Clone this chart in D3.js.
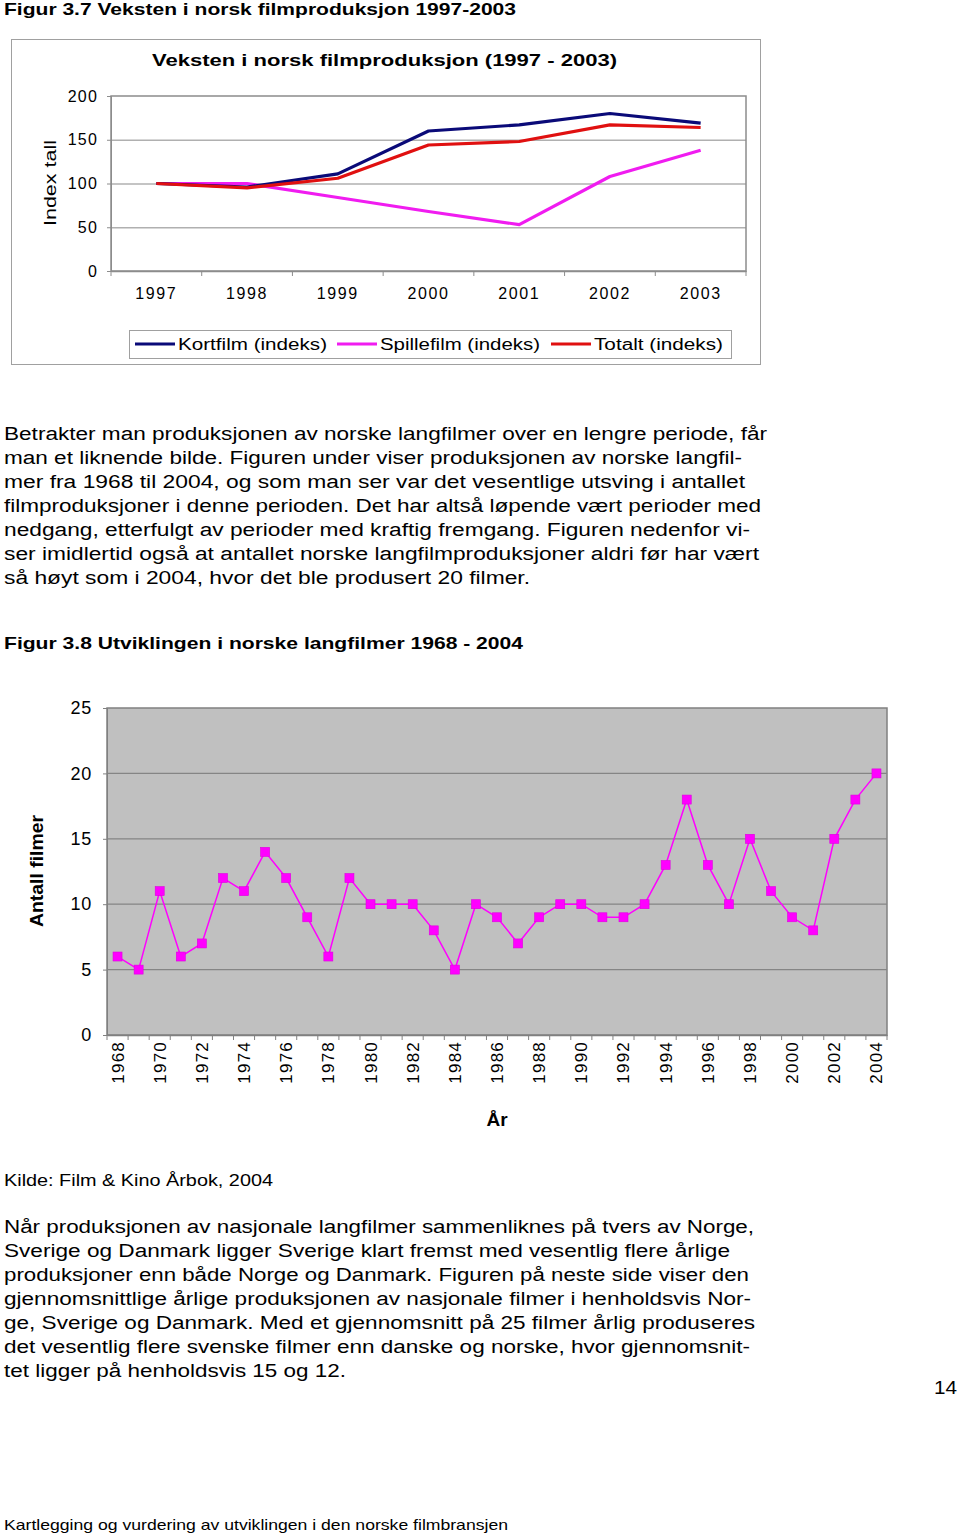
<!DOCTYPE html>
<html><head><meta charset="utf-8">
<script src="https://cdn.jsdelivr.net/npm/d3@7"></script>
<style>
html,body{margin:0;padding:0;background:#fff;}
svg text{font-family:"Liberation Sans",Arial,Helvetica,sans-serif;fill:#000;}
</style></head>
<body><svg id="c" width="960" height="1534"></svg>
<script>
// ---------- data ----------
const years7 = ["1997","1998","1999","2000","2001","2002","2003"];
const kortfilm = [100, 96, 111, 160, 167, 180, 169];
const spillefilm = [100, 100, 84, 68, 53, 108, 138];
const totalt = [100, 95, 106, 144, 148, 167, 164];
const topTicks = [0, 50, 100, 150, 200];
const seriesNames = ["Kortfilm (indeks)", "Spillefilm (indeks)", "Totalt (indeks)"];

const years37 = ["1968","1969","1970","1971","1972","1973","1974","1975","1976","1977","1978","1979","1980","1981","1982","1983","1984","1985","1986","1987","1988","1989","1990","1991","1992","1993","1994","1995","1996","1997","1998","1999","2000","2001","2002","2003","2004"];
const antallFilmer = [6,5,11,6,7,12,11,14,12,9,6,12,10,10,10,8,5,10,9,7,9,10,10,9,9,10,13,18,13,10,15,11,9,8,15,18,20];
const bottomTicks = [0,5,10,15,20,25];
const bottomLabelYears = years37.filter((d,i)=>i%2===0);

const para1 = [
"Betrakter man produksjonen av norske langfilmer over en lengre periode, får",
"man et liknende bilde. Figuren under viser produksjonen av norske langfil-",
"mer fra 1968 til 2004, og som man ser var det vesentlige utsving i antallet",
"filmproduksjoner i denne perioden. Det har altså løpende vært perioder med",
"nedgang, etterfulgt av perioder med kraftig fremgang. Figuren nedenfor vi-",
"ser imidlertid også at antallet norske langfilmproduksjoner aldri før har vært",
"så høyt som i 2004, hvor det ble produsert 20 filmer."];
const para1W = [763,738,741,757,746,755,526];
const para2 = [
"Når produksjonen av nasjonale langfilmer sammenliknes på tvers av Norge,",
"Sverige og Danmark ligger Sverige klart fremst med vesentlig flere årlige",
"produksjoner enn både Norge og Danmark. Figuren på neste side viser den",
"gjennomsnittlige årlige produksjonen av nasjonale filmer i henholdsvis Nor-",
"ge, Sverige og Danmark. Med et gjennomsnitt på 25 filmer årlig produseres",
"det vesentlig flere svenske filmer enn danske og norske, hvor gjennomsnit-",
"tet ligger på henholdsvis 15 og 12."];
const para2W = [750,726,745,747,751,746,342];

// ---------- helpers ----------
const svg = d3.select("#c");
function txt(g, x, y, s, o={}) {
  const t = g.append("text").attr("x", x).attr("y", y).text(s)
    .attr("font-size", o.size || 18)
    .attr("font-weight", o.weight || "normal")
    .attr("text-anchor", o.anchor || "start");
  if (o.width) t.attr("textLength", o.width).attr("lengthAdjust", "spacingAndGlyphs");
  if (o.ls) t.attr("letter-spacing", o.ls);
  if (o.rotate) t.attr("transform", `rotate(${o.rotate},${x},${y})`);
  return t;
}

// ---------- page text ----------
txt(svg, 4, 15, "Figur 3.7 Veksten i norsk filmproduksjon 1997-2003", {size:17, weight:"bold", width:512});
para1.forEach((s,i)=>txt(svg, 4, 440+i*24, s, {size:18, width:para1W[i]}));
txt(svg, 4, 649, "Figur 3.8 Utviklingen i norske langfilmer 1968 - 2004", {size:17, weight:"bold", width:519});
txt(svg, 4, 1186, "Kilde: Film & Kino Årbok, 2004", {size:17, width:269});
para2.forEach((s,i)=>txt(svg, 4, 1233+i*24, s, {size:18, width:para2W[i]}));
txt(svg, 934, 1394, "14", {size:18, width:23});
txt(svg, 4, 1530, "Kartlegging og vurdering av utviklingen i den norske filmbransjen", {size:15, width:504});

// ---------- top chart ----------
const topG = svg.append("g");
topG.append("rect").attr("x",11.5).attr("y",39.5).attr("width",749).attr("height",325)
  .attr("fill","#fff").attr("stroke","#a0a0a0");
txt(topG, 152, 66, "Veksten i norsk filmproduksjon (1997 - 2003)", {size:16, weight:"bold", width:465});

const tx = d3.scaleBand().domain(years7).range([111, 746]).padding(0);
const ty = d3.scaleLinear().domain([0, 200]).range([271, 96]);

topG.append("g").selectAll("line").data(topTicks.filter(d=>d>0 && d<200)).join("line")
  .attr("x1",111).attr("x2",746).attr("y1",d=>ty(d)+0.5).attr("y2",d=>ty(d)+0.5)
  .attr("stroke","#b0b0b0").attr("stroke-width",1.3);
topG.append("rect").attr("x",111).attr("y",ty(200)).attr("width",635).attr("height",ty(0)-ty(200))
  .attr("fill","none").attr("stroke","#8c8c8c").attr("stroke-width",1.5);
const yaxT = topG.append("g").attr("transform","translate(111,0)")
  .call(d3.axisLeft(ty).tickValues(topTicks).tickSize(4).tickPadding(9));
yaxT.select(".domain").attr("stroke","#8c8c8c");
yaxT.selectAll(".tick line").attr("stroke","#8c8c8c");
yaxT.selectAll(".tick text").attr("font-size",16).attr("letter-spacing",1.2)
  .attr("font-family",'"Liberation Sans",Arial,sans-serif').attr("fill","#000");
const xaxT = topG.append("g").attr("transform",`translate(0,${ty(0)})`)
  .call(d3.axisBottom(tx).tickSize(0).tickPadding(17));
xaxT.select(".domain").attr("stroke","#8c8c8c").attr("stroke-width",1.5);
xaxT.selectAll(".tick text").attr("font-size",16).attr("letter-spacing",1.6)
  .attr("font-family",'"Liberation Sans",Arial,sans-serif').attr("fill","#000");
topG.append("g").selectAll("line").data(d3.range(years7.length+1)).join("line")
  .attr("x1",i=>111+i*tx.step()).attr("x2",i=>111+i*tx.step())
  .attr("y1",ty(0)).attr("y2",ty(0)+5).attr("stroke","#8c8c8c");

txt(topG, 56, 183, "Index tall", {size:16, anchor:"middle", width:86, rotate:-90});

const topSeries = [
  {name:seriesNames[0], values:kortfilm, color:"#0a0a78"},
  {name:seriesNames[1], values:spillefilm, color:"#f01cf0"},
  {name:seriesNames[2], values:totalt, color:"#e01010"}
];
const line7 = d3.line().x((d,i)=>tx(years7[i])+tx.bandwidth()/2).y(d=>ty(d));
[topSeries[1], topSeries[0], topSeries[2]].forEach(s=>{
  topG.append("path").attr("d", line7(s.values)).attr("fill","none")
    .attr("stroke", s.color).attr("stroke-width",3.2).attr("stroke-linejoin","round");
});

topG.append("rect").attr("x",129.5).attr("y",330.5).attr("width",602).attr("height",28)
  .attr("fill","#fff").attr("stroke","#a0a0a0");
const legX = [135, 337, 551];
const legW = [149, 160, 129];
topSeries.forEach((s,i)=>{
  topG.append("line").attr("x1",legX[i]).attr("x2",legX[i]+40).attr("y1",344).attr("y2",344)
    .attr("stroke",s.color).attr("stroke-width",3.2);
  txt(topG, legX[i]+43, 350, s.name, {size:16, width:legW[i]});
});

// ---------- bottom chart ----------
const bot = svg.append("g");
const bx = d3.scaleBand().domain(years37).range([107, 887]).padding(0);
const by = d3.scaleLinear().domain([0, 25]).range([1035, 708]);

bot.append("rect").attr("x",107).attr("y",by(25)).attr("width",780).attr("height",by(0)-by(25))
  .attr("fill","#c0c0c0").attr("stroke","#808080").attr("stroke-width",1.5);
bot.append("g").selectAll("line").data(bottomTicks.filter(d=>d>0 && d<25)).join("line")
  .attr("x1",107).attr("x2",887).attr("y1",d=>by(d)).attr("y2",d=>by(d))
  .attr("stroke","#858585").attr("stroke-width",1.3);

const yaxB = bot.append("g").attr("transform","translate(107,0)")
  .call(d3.axisLeft(by).tickValues(bottomTicks).tickSize(4).tickPadding(11));
yaxB.select(".domain").attr("stroke","#808080");
yaxB.selectAll(".tick line").attr("stroke","#808080");
yaxB.selectAll(".tick text").attr("font-size",18).attr("letter-spacing",0.8)
  .attr("font-family",'"Liberation Sans",Arial,sans-serif').attr("fill","#000");

const xaxB = bot.append("g").attr("transform",`translate(0,${by(0)})`)
  .call(d3.axisBottom(bx).tickValues(bottomLabelYears).tickSize(0).tickPadding(0));
xaxB.select(".domain").attr("stroke","#808080").attr("stroke-width",1.5);
xaxB.selectAll(".tick text")
  .attr("font-size",17).attr("letter-spacing",1.2)
  .attr("font-family",'"Liberation Sans",Arial,sans-serif').attr("fill","#000")
  .attr("text-anchor","end").attr("dy",null).attr("y",0).attr("x",0)
  .attr("transform","translate(6,6) rotate(-90)");
bot.append("g").selectAll("line").data(d3.range(years37.length+1)).join("line")
  .attr("x1",i=>107+i*bx.step()).attr("x2",i=>107+i*bx.step())
  .attr("y1",by(0)).attr("y2",by(0)+5).attr("stroke","#808080");

const line37 = d3.line().x((d,i)=>bx(years37[i])+bx.bandwidth()/2).y(d=>by(d));
bot.append("path").attr("d", line37(antallFilmer)).attr("fill","none")
  .attr("stroke","#ff00ff").attr("stroke-width",1.5);
bot.append("g").selectAll("rect").data(antallFilmer).join("rect")
  .attr("x",(d,i)=>bx(years37[i])+bx.bandwidth()/2-4.5).attr("y",d=>by(d)-4.5)
  .attr("width",9).attr("height",9).attr("fill","#ff00ff").attr("stroke","#e000e0").attr("stroke-width",0.6);

txt(bot, 43, 871, "Antall filmer", {size:19, weight:"bold", anchor:"middle", width:112, rotate:-90});
txt(bot, 497, 1126, "År", {size:19, weight:"bold", anchor:"middle"});
</script></body></html>
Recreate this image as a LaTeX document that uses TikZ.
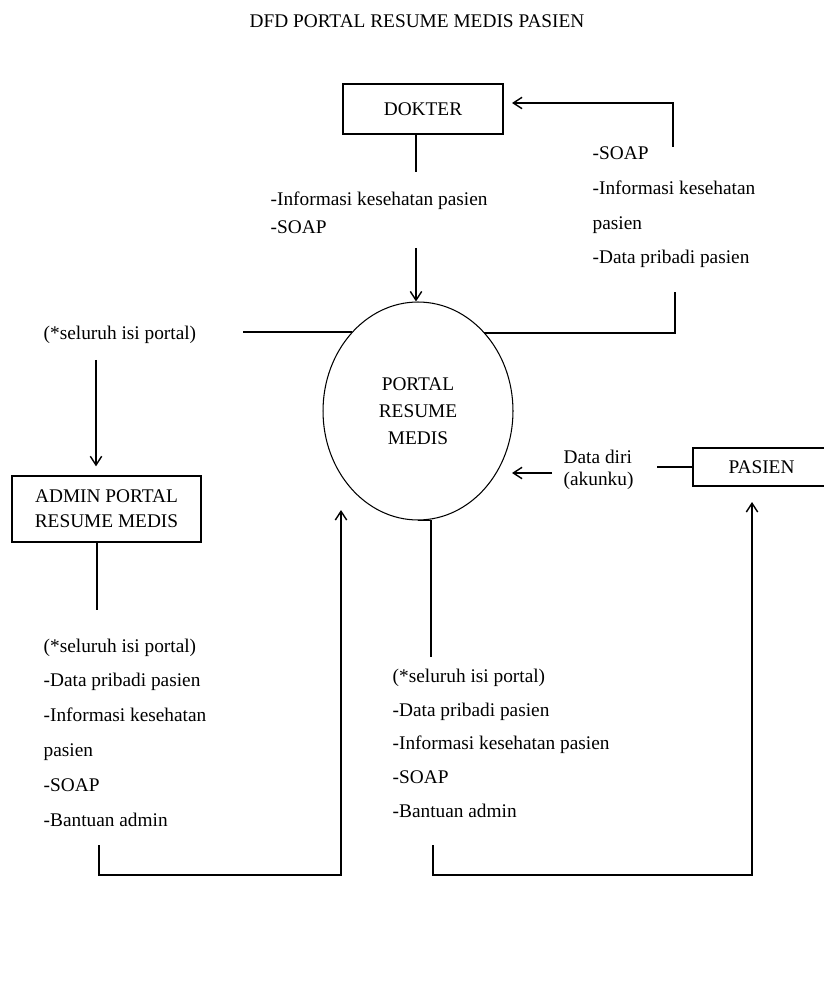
\documentclass[tikz,border=0pt]{standalone}
\usepackage{fontspec}
\setmainfont{Liberation Serif}
\usetikzlibrary{shapes,arrows.meta}

\begin{document}
\begin{tikzpicture}[x=0.02cm, y=-0.02cm, line width=0.8pt,
    ent/.style={rectangle, draw, align=center, font=\fontsize{11}{14.2}\selectfont},
    proc/.style={ellipse, draw, line width=0.6pt, minimum width=3.8cm, minimum height=4.36cm, align=center, font=\fontsize{11}{15.3}\selectfont},
    lbl/.style={anchor=north west, inner sep=0pt, align=left, font=\fontsize{11}{19.8}\selectfont},
    ar/.style={->, >={Straight Barb[length=5pt,width=6.5pt]}}]
    \useasboundingbox (0,0) rectangle (823,999);
    \node [font=\fontsize{11}{13}\selectfont] (title) at (417,21) {DFD PORTAL RESUME MEDIS PASIEN};
    % entitas dan proses
    \node [ent, minimum width=3.2cm, minimum height=1cm] (dokter) at (423,109) {DOKTER};
    \node [ent, minimum width=3.78cm, minimum height=1.32cm] (admin) at (106.5,509) {ADMIN PORTAL\\RESUME MEDIS};
    \node [ent, minimum width=2.74cm, minimum height=0.76cm] (pasien) at (761.5,467) {PASIEN};
    \node [proc] (portal) at (418,411) {PORTAL\\RESUME\\MEDIS};
    % label aliran data
    \node [lbl, font=\fontsize{11}{15.9}\selectfont] (lbldok) at (270,191) {-Informasi kesehatan pasien\\-SOAP};
    \node [lbl] (lblsoap) at (592,146) {-SOAP\\-Informasi kesehatan\\pasien\\-Data pribadi pasien};
    \node [lbl] (lblisi) at (43,325) {(*seluruh isi portal)};
    \node [lbl] (lbladmin) at (43,638) {(*seluruh isi portal)\\-Data pribadi pasien\\-Informasi kesehatan\\pasien\\-SOAP\\-Bantuan admin};
    \node [lbl, font=\fontsize{11}{19.3}\selectfont] (lblpasien) at (392,668) {(*seluruh isi portal)\\-Data pribadi pasien\\-Informasi kesehatan pasien\\-SOAP\\-Bantuan admin};
    \node [lbl, font=\fontsize{11}{12.5}\selectfont] (lbldiri) at (563,449) {Data diri\\(akunku)};
    % titik bantu
    \coordinate (d1) at (416,172);
    \coordinate (d2) at (416,248);
    \coordinate (r1) at (675,333);
    \coordinate (r2) at (675,292);
    \coordinate (r3) at (673,147);
    \coordinate (r4) at (512,103);
    \coordinate (l1) at (243,332);
    \coordinate (l2) at (96,360);
    \coordinate (a1) at (97,610);
    \coordinate (a2) at (99,845);
    \coordinate (a4) at (341,510);
    \coordinate (c1) at (431,657);
    \coordinate (c2) at (433,845);
    \coordinate (c3) at (752,502);
    \coordinate (p1) at (657,467);
    \coordinate (p2) at (552,473);
    \coordinate (p3) at (512,473);
    % aliran
    \draw (dokter.south -| d1) -- (d1);
    \draw [ar] (d2) -- (d2 |- portal.north);
    \draw (r1 -| portal.50) -- (r1) -- (r2);
    \draw [ar] (r3) |- (r4);
    \draw (l1) -- (l1 -| portal.130);
    \draw [ar] (l2) -- (l2 |- admin.north) [shorten >=0.18cm];
    \draw (admin.south -| a1) -- (a1);
    \draw [ar] (a2) -- ++(0,30) -| (a4);
    \draw (portal.south) -| (c1);
    \draw [ar] (c2) -- ++(0,30) -| (c3);
    \draw (pasien.west) -- (p1 |- pasien.west);
    \draw [ar] (p2) -- (p3);
\end{tikzpicture}
\end{document}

•••••

DIRECTION: Restate word for word every line from the top of the entries above to the line with "const bottomLabelYears = years37.filter((d,i)=>i%2===0);", inclusive, and skip any pictures.

ANSWER IN FULL:
Clone this chart in D3.js.
<!DOCTYPE html>
<html><head><meta charset="utf-8">
<script src="https://cdn.jsdelivr.net/npm/d3@7"></script>
<style>
html,body{margin:0;padding:0;background:#fff;}
svg text{font-family:"Liberation Sans",Arial,Helvetica,sans-serif;fill:#000;}
</style></head>
<body><svg id="c" width="960" height="1534"></svg>
<script>
// ---------- data ----------
const years7 = ["1997","1998","1999","2000","2001","2002","2003"];
const kortfilm = [100, 96, 111, 160, 167, 180, 169];
const spillefilm = [100, 100, 84, 68, 53, 108, 138];
const totalt = [100, 95, 106, 144, 148, 167, 164];
const topTicks = [0, 50, 100, 150, 200];
const seriesNames = ["Kortfilm (indeks)", "Spillefilm (indeks)", "Totalt (indeks)"];

const years37 = ["1968","1969","1970","1971","1972","1973","1974","1975","1976","1977","1978","1979","1980","1981","1982","1983","1984","1985","1986","1987","1988","1989","1990","1991","1992","1993","1994","1995","1996","1997","1998","1999","2000","2001","2002","2003","2004"];
const antallFilmer = [6,5,11,6,7,12,11,14,12,9,6,12,10,10,10,8,5,10,9,7,9,10,10,9,9,10,13,18,13,10,15,11,9,8,15,18,20];
const bottomTicks = [0,5,10,15,20,25];
const bottomLabelYears = years37.filter((d,i)=>i%2===0);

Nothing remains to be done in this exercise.